Stated task -
Restate the data word for word and leave the images out.

Collected material -
○ ○ ○ ○ ○ ○ ○

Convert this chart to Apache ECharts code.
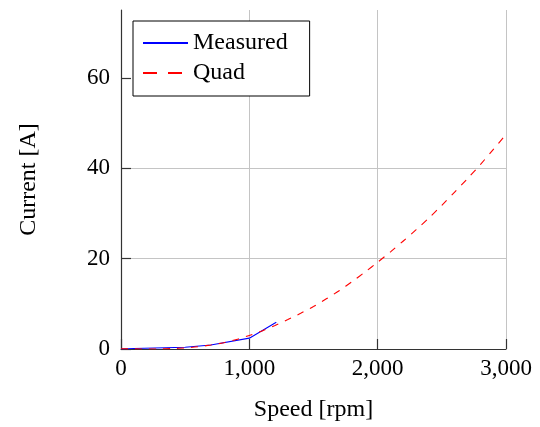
<!DOCTYPE html>
<html>
<head>
<meta charset="utf-8">
<script src="https://cdn.jsdelivr.net/npm/echarts@6/dist/echarts.min.js"></script>
<style>
  html, body { margin: 0; padding: 0; background: #fff; }
  #chart { width: 540px; height: 427px; }
</style>
</head>
<body>
<div id="chart"></div>
<script>
// Measured motor current against shaft speed
const measuredSpeed = [0, 100, 500, 700, 1000, 1210];
const measuredCurrent = [0, 0.1, 0.4, 0.9, 2.4, 5.9];

// Quadratic fit, sampled every 100 rpm
const quadSpeed = [0, 100, 200, 300, 400, 500, 600, 700, 800, 900, 1000,
  1100, 1200, 1300, 1400, 1500, 1600, 1700, 1800, 1900, 2000,
  2100, 2200, 2300, 2400, 2500, 2600, 2700, 2800, 2900, 3000];
const quadCurrent = [0.05, 0.02, 0, 0.02, 0.1, 0.25, 0.5, 0.9, 1.4, 2.1, 3.0,
  4.0, 5.2, 6.5, 7.9, 9.4, 11.1, 12.9, 14.9, 17.0, 19.2,
  21.5, 23.9, 26.4, 29.0, 31.8, 34.7, 37.7, 40.8, 44.1, 47.5];

const yTicks = [0, 20, 40, 60];

const FONT = "'Liberation Serif', 'DejaVu Serif', serif";
const zip = (xs, ys) => xs.map((x, i) => [x, ys[i]]);
const thousands = v => String(v).replace(/\B(?=(\d{3})+(?!\d))/g, ',');

const chart = echarts.init(document.getElementById('chart'), null, { renderer: 'canvas' });
chart.setOption({
  animation: false,
  backgroundColor: '#fff',
  textStyle: { fontFamily: FONT, color: '#000' },
  grid: { left: 121, right: 34, top: 10, bottom: 77, containLabel: false },
  legend: {
    left: 133, top: 21,
    orient: 'vertical',
    backgroundColor: '#fff',
    borderColor: '#000',
    borderWidth: 1,
    borderRadius: 0,
    padding: [10, 22, 11, 9],
    itemWidth: 45, itemHeight: 14,
    itemGap: 6,
    itemStyle: { opacity: 0 },
    textStyle: { fontFamily: FONT, fontSize: 24, lineHeight: 24, color: '#000' },
    data: [
      { name: 'Measured' },
      { name: 'Quad', lineStyle: { type: [14, 11] } }
    ]
  },
  xAxis: {
    type: 'value', min: 0, max: 3000, interval: 1000,
    name: 'Speed [rpm]', nameLocation: 'middle', nameGap: 49,
    nameTextStyle: { fontFamily: FONT, fontSize: 24, color: '#000' },
    axisLine: { show: true, onZero: false, lineStyle: { color: '#333', width: 1.2 } },
    axisTick: { show: true, inside: true, length: 10, lineStyle: { color: '#333', width: 1.2 } },
    axisLabel: { margin: 8, fontFamily: FONT, fontSize: 23, color: '#000', formatter: thousands },
    splitLine: { show: true, lineStyle: { color: '#c4c4c4', width: 1 } }
  },
  yAxis: {
    type: 'value', min: 0, max: 75, interval: 20,
    name: 'Current [A]', nameLocation: 'middle', nameGap: 80, nameRotate: 90,
    nameTextStyle: { fontFamily: FONT, fontSize: 24, color: '#000' },
    axisLine: { show: true, onZero: false, lineStyle: { color: '#333', width: 1.2 } },
    axisTick: { show: true, inside: true, length: 10, customValues: yTicks, lineStyle: { color: '#333', width: 1.2 } },
    axisLabel: { margin: 11, fontFamily: FONT, fontSize: 23, color: '#000', customValues: yTicks },
    splitLine: { show: true, showMaxLine: false, lineStyle: { color: '#c4c4c4', width: 1 } }
  },
  series: [
    {
      name: 'Measured', type: 'line', symbol: 'none', showSymbol: false,
      clip: true,
      lineStyle: { color: '#0000ff', width: 1.1 },
      itemStyle: { color: '#0000ff' },
      data: zip(measuredSpeed, measuredCurrent),
      z: 3
    },
    {
      name: 'Quad', type: 'line', symbol: 'none', showSymbol: false, smooth: 0.3,
      clip: true,
      lineStyle: { color: '#ff0000', width: 1.1, type: [7, 7] },
      itemStyle: { color: '#ff0000' },
      data: zip(quadSpeed, quadCurrent),
      z: 4
    }
  ]
});
</script>
</body>
</html>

○ ○ ○ ○ ○ ○ ○

Output of the task -
Convert this chart to Apache ECharts code.
<!DOCTYPE html>
<html>
<head>
<meta charset="utf-8">
<script src="https://cdn.jsdelivr.net/npm/echarts@6/dist/echarts.min.js"></script>
<style>
  html, body { margin: 0; padding: 0; background: #fff; }
  #chart { width: 540px; height: 427px; }
</style>
</head>
<body>
<div id="chart"></div>
<script>
// Measured motor current against shaft speed
const measuredSpeed = [0, 100, 500, 700, 1000, 1210];
const measuredCurrent = [0, 0.1, 0.4, 0.9, 2.4, 5.9];

// Quadratic fit, sampled every 100 rpm
const quadSpeed = [0, 100, 200, 300, 400, 500, 600, 700, 800, 900, 1000,
  1100, 1200, 1300, 1400, 1500, 1600, 1700, 1800, 1900, 2000,
  2100, 2200, 2300, 2400, 2500, 2600, 2700, 2800, 2900, 3000];
const quadCurrent = [0.05, 0.02, 0, 0.02, 0.1, 0.25, 0.5, 0.9, 1.4, 2.1, 3.0,
  4.0, 5.2, 6.5, 7.9, 9.4, 11.1, 12.9, 14.9, 17.0, 19.2,
  21.5, 23.9, 26.4, 29.0, 31.8, 34.7, 37.7, 40.8, 44.1, 47.5];

const yTicks = [0, 20, 40, 60];

const FONT = "'Liberation Serif', 'DejaVu Serif', serif";
const zip = (xs, ys) => xs.map((x, i) => [x, ys[i]]);
const thousands = v => String(v).replace(/\B(?=(\d{3})+(?!\d))/g, ',');

const chart = echarts.init(document.getElementById('chart'), null, { renderer: 'canvas' });
chart.setOption({
  animation: false,
  backgroundColor: '#fff',
  textStyle: { fontFamily: FONT, color: '#000' },
  grid: { left: 121, right: 34, top: 10, bottom: 77, containLabel: false },
  legend: {
    left: 133, top: 21,
    orient: 'vertical',
    backgroundColor: '#fff',
    borderColor: '#000',
    borderWidth: 1,
    borderRadius: 0,
    padding: [10, 22, 11, 9],
    itemWidth: 45, itemHeight: 14,
    itemGap: 6,
    itemStyle: { opacity: 0 },
    textStyle: { fontFamily: FONT, fontSize: 24, lineHeight: 24, color: '#000' },
    data: [
      { name: 'Measured' },
      { name: 'Quad', lineStyle: { type: [14, 11] } }
    ]
  },
  xAxis: {
    type: 'value', min: 0, max: 3000, interval: 1000,
    name: 'Speed [rpm]', nameLocation: 'middle', nameGap: 49,
    nameTextStyle: { fontFamily: FONT, fontSize: 24, color: '#000' },
    axisLine: { show: true, onZero: false, lineStyle: { color: '#333', width: 1.2 } },
    axisTick: { show: true, inside: true, length: 10, lineStyle: { color: '#333', width: 1.2 } },
    axisLabel: { margin: 8, fontFamily: FONT, fontSize: 23, color: '#000', formatter: thousands },
    splitLine: { show: true, lineStyle: { color: '#c4c4c4', width: 1 } }
  },
  yAxis: {
    type: 'value', min: 0, max: 75, interval: 20,
    name: 'Current [A]', nameLocation: 'middle', nameGap: 80, nameRotate: 90,
    nameTextStyle: { fontFamily: FONT, fontSize: 24, color: '#000' },
    axisLine: { show: true, onZero: false, lineStyle: { color: '#333', width: 1.2 } },
    axisTick: { show: true, inside: true, length: 10, customValues: yTicks, lineStyle: { color: '#333', width: 1.2 } },
    axisLabel: { margin: 11, fontFamily: FONT, fontSize: 23, color: '#000', customValues: yTicks },
    splitLine: { show: true, showMaxLine: false, lineStyle: { color: '#c4c4c4', width: 1 } }
  },
  series: [
    {
      name: 'Measured', type: 'line', symbol: 'none', showSymbol: false,
      clip: true,
      lineStyle: { color: '#0000ff', width: 1.1 },
      itemStyle: { color: '#0000ff' },
      data: zip(measuredSpeed, measuredCurrent),
      z: 3
    },
    {
      name: 'Quad', type: 'line', symbol: 'none', showSymbol: false, smooth: 0.3,
      clip: true,
      lineStyle: { color: '#ff0000', width: 1.1, type: [7, 7] },
      itemStyle: { color: '#ff0000' },
      data: zip(quadSpeed, quadCurrent),
      z: 4
    }
  ]
});
</script>
</body>
</html>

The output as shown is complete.